Supplied material:
'''

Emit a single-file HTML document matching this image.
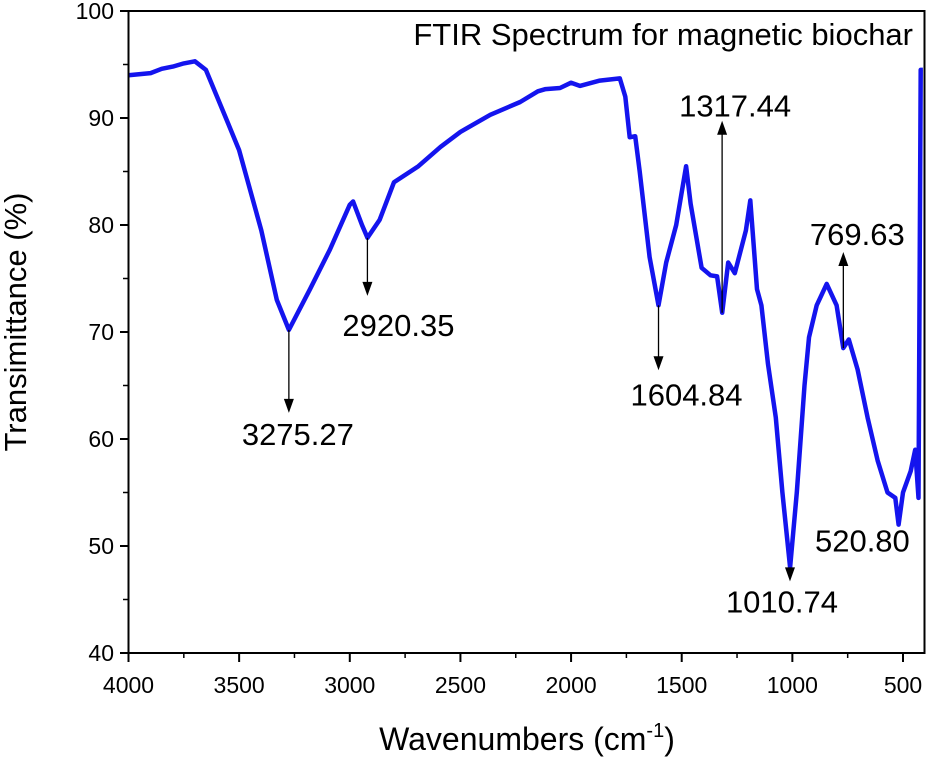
<!DOCTYPE html>
<html><head><meta charset="utf-8"><style>
body{margin:0;background:#fff}
svg text{font-family:"Liberation Sans",Arial,sans-serif;fill:#000}
</style></head><body>
<svg id="chart" width="926" height="758" viewBox="0 0 926 758" xmlns="http://www.w3.org/2000/svg">
<g id="plot"></g>
<rect x="128.5" y="11" width="796" height="642" fill="none" stroke="#000" stroke-width="2"/>
<text x="913" y="45" font-size="31" text-anchor="end">FTIR Spectrum for magnetic biochar</text>
<text x="527" y="750" font-size="32" text-anchor="middle">Wavenumbers (cm<tspan font-size="20" dy="-13">-1</tspan><tspan dy="13">)</tspan></text>
<text transform="translate(26,322) rotate(-90)" font-size="31" text-anchor="middle">Transimittance (%)</text>
</svg>
<script>
const wavenumbers=[4000,3900,3850,3800,3750,3700,3650,3600,3550,3500,3400,3330,3275,3180,3090,3000,2985,2945,2920,2865,2800,2690,2590,2500,2365,2230,2150,2115,2050,2000,1960,1870,1780,1755,1735,1710,1690,1645,1605,1570,1525,1480,1460,1410,1370,1340,1317,1290,1260,1210,1190,1160,1140,1110,1075,1045,1010,980,945,925,890,845,800,770,745,705,660,615,570,535,520,500,465,445,430,420,410];
const transmittance=[94,94.2,94.6,94.8,95.1,95.3,94.5,92,89.5,87,79.5,73,70.2,74,77.7,81.9,82.2,80,78.8,80.5,84,85.5,87.3,88.7,90.3,91.5,92.5,92.7,92.8,93.3,93,93.5,93.7,92,88.2,88.3,85,77,72.5,76.5,80,85.5,82,76,75.3,75.2,71.8,76.5,75.5,79.5,82.3,74,72.5,67,62,55,48,55,65,69.5,72.5,74.5,72.5,68.5,69.3,66.5,62,58,55,54.5,52,55,57,59,54.5,94.5,94.5];
const yTicks=[40,50,60,70,80,90,100];
const xTicks=[4000,3500,3000,2500,2000,1500,1000,500];
const peakLabels=["3275.27","2920.35","1604.84","1317.44","1010.74","769.63","520.80"];
const peakWn=[3275.27,2920.35,1604.84,1317.44,1010.74,769.63,520.80];
const peakT=[70.2,78.8,72.5,71.8,48,68.5,52];

const X=w=>128.5+(4000-w)*(903-128.5)/3500;
const Y=t=>653-(t-40)*(642/60);
const NS="http://www.w3.org/2000/svg";
const g=document.getElementById('plot');
function mk(tag,attrs){const e=document.createElementNS(NS,tag);for(const k in attrs)e.setAttribute(k,attrs[k]);g.appendChild(e);return e;}

yTicks.forEach((t,i)=>{
 const l=mk('line',{x1:120,x2:128.5,y1:Y(t),y2:Y(t),stroke:'#000','stroke-width':2});
 
 
 if(i<yTicks.length-1){const m=mk('line',{x1:123,x2:128.5,y1:Y(t+5),y2:Y(t+5),stroke:'#000','stroke-width':1.5});
 
 }
 const tx=mk('text',{x:114,y:Y(t)+8,'font-size':23,'text-anchor':'end'});tx.textContent=t;
 
 
});
xTicks.forEach(w=>{
 const l=mk('line',{x1:X(w),x2:X(w),y1:653,y2:662,stroke:'#000','stroke-width':2});
 
 
 if(w>500){const m=mk('line',{x1:X(w-250),x2:X(w-250),y1:653,y2:658,stroke:'#000','stroke-width':1.5});
 
 }
 const tx=mk('text',{x:X(w),y:693,'font-size':23,'text-anchor':'middle'});tx.textContent=w;
 
 
});
const d=wavenumbers.map((w,i)=>(i?'L':'M')+X(w).toFixed(1)+','+Y(transmittance[i]).toFixed(1)).join(' ');
const p=mk('path',{d:d,fill:'none',stroke:'#1414ee','stroke-width':4.5,'stroke-linejoin':'round'});



const dirs=[1,1,1,-1,1,-1,0];
const lens=[83,58,65,192,14,96,0];
const lblDx=[9,31,28,13,-8,14,-36];
const lblDy=[115,98,100,-196,45,-103,27];
peakWn.forEach((w,i)=>{
 const x=X(w),y=Y(peakT[i]);
 if(dirs[i]!==0){
  const ye=y+dirs[i]*lens[i];
  const a=mk('line',{x1:x,y1:y,x2:x,y2:ye-dirs[i]*12,stroke:'#000','stroke-width':1.3});
  
  
  const h=mk('polygon',{points:`${x-5},${ye-dirs[i]*14} ${x+5},${ye-dirs[i]*14} ${x},${ye}`,fill:'#000'});
  
  
 }
 const t=mk('text',{x:x+lblDx[i],y:y+lblDy[i],'font-size':31,'text-anchor':'middle'});t.textContent=peakLabels[i];
 
 
});
</script>
</body></html>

'''

Reproduce the data verbatim. Do not carry any picture into the copy.

Emit a single-file HTML document matching this image.
<!DOCTYPE html>
<html><head><meta charset="utf-8"><style>
body{margin:0;background:#fff}
svg text{font-family:"Liberation Sans",Arial,sans-serif;fill:#000}
</style></head><body>
<svg id="chart" width="926" height="758" viewBox="0 0 926 758" xmlns="http://www.w3.org/2000/svg">
<g id="plot"></g>
<rect x="128.5" y="11" width="796" height="642" fill="none" stroke="#000" stroke-width="2"/>
<text x="913" y="45" font-size="31" text-anchor="end">FTIR Spectrum for magnetic biochar</text>
<text x="527" y="750" font-size="32" text-anchor="middle">Wavenumbers (cm<tspan font-size="20" dy="-13">-1</tspan><tspan dy="13">)</tspan></text>
<text transform="translate(26,322) rotate(-90)" font-size="31" text-anchor="middle">Transimittance (%)</text>
</svg>
<script>
const wavenumbers=[4000,3900,3850,3800,3750,3700,3650,3600,3550,3500,3400,3330,3275,3180,3090,3000,2985,2945,2920,2865,2800,2690,2590,2500,2365,2230,2150,2115,2050,2000,1960,1870,1780,1755,1735,1710,1690,1645,1605,1570,1525,1480,1460,1410,1370,1340,1317,1290,1260,1210,1190,1160,1140,1110,1075,1045,1010,980,945,925,890,845,800,770,745,705,660,615,570,535,520,500,465,445,430,420,410];
const transmittance=[94,94.2,94.6,94.8,95.1,95.3,94.5,92,89.5,87,79.5,73,70.2,74,77.7,81.9,82.2,80,78.8,80.5,84,85.5,87.3,88.7,90.3,91.5,92.5,92.7,92.8,93.3,93,93.5,93.7,92,88.2,88.3,85,77,72.5,76.5,80,85.5,82,76,75.3,75.2,71.8,76.5,75.5,79.5,82.3,74,72.5,67,62,55,48,55,65,69.5,72.5,74.5,72.5,68.5,69.3,66.5,62,58,55,54.5,52,55,57,59,54.5,94.5,94.5];
const yTicks=[40,50,60,70,80,90,100];
const xTicks=[4000,3500,3000,2500,2000,1500,1000,500];
const peakLabels=["3275.27","2920.35","1604.84","1317.44","1010.74","769.63","520.80"];
const peakWn=[3275.27,2920.35,1604.84,1317.44,1010.74,769.63,520.80];
const peakT=[70.2,78.8,72.5,71.8,48,68.5,52];

const X=w=>128.5+(4000-w)*(903-128.5)/3500;
const Y=t=>653-(t-40)*(642/60);
const NS="http://www.w3.org/2000/svg";
const g=document.getElementById('plot');
function mk(tag,attrs){const e=document.createElementNS(NS,tag);for(const k in attrs)e.setAttribute(k,attrs[k]);g.appendChild(e);return e;}

yTicks.forEach((t,i)=>{
 const l=mk('line',{x1:120,x2:128.5,y1:Y(t),y2:Y(t),stroke:'#000','stroke-width':2});
 
 
 if(i<yTicks.length-1){const m=mk('line',{x1:123,x2:128.5,y1:Y(t+5),y2:Y(t+5),stroke:'#000','stroke-width':1.5});
 
 }
 const tx=mk('text',{x:114,y:Y(t)+8,'font-size':23,'text-anchor':'end'});tx.textContent=t;
 
 
});
xTicks.forEach(w=>{
 const l=mk('line',{x1:X(w),x2:X(w),y1:653,y2:662,stroke:'#000','stroke-width':2});
 
 
 if(w>500){const m=mk('line',{x1:X(w-250),x2:X(w-250),y1:653,y2:658,stroke:'#000','stroke-width':1.5});
 
 }
 const tx=mk('text',{x:X(w),y:693,'font-size':23,'text-anchor':'middle'});tx.textContent=w;
 
 
});
const d=wavenumbers.map((w,i)=>(i?'L':'M')+X(w).toFixed(1)+','+Y(transmittance[i]).toFixed(1)).join(' ');
const p=mk('path',{d:d,fill:'none',stroke:'#1414ee','stroke-width':4.5,'stroke-linejoin':'round'});



const dirs=[1,1,1,-1,1,-1,0];
const lens=[83,58,65,192,14,96,0];
const lblDx=[9,31,28,13,-8,14,-36];
const lblDy=[115,98,100,-196,45,-103,27];
peakWn.forEach((w,i)=>{
 const x=X(w),y=Y(peakT[i]);
 if(dirs[i]!==0){
  const ye=y+dirs[i]*lens[i];
  const a=mk('line',{x1:x,y1:y,x2:x,y2:ye-dirs[i]*12,stroke:'#000','stroke-width':1.3});
  
  
  const h=mk('polygon',{points:`${x-5},${ye-dirs[i]*14} ${x+5},${ye-dirs[i]*14} ${x},${ye}`,fill:'#000'});
  
  
 }
 const t=mk('text',{x:x+lblDx[i],y:y+lblDy[i],'font-size':31,'text-anchor':'middle'});t.textContent=peakLabels[i];
 
 
});
</script>
</body></html>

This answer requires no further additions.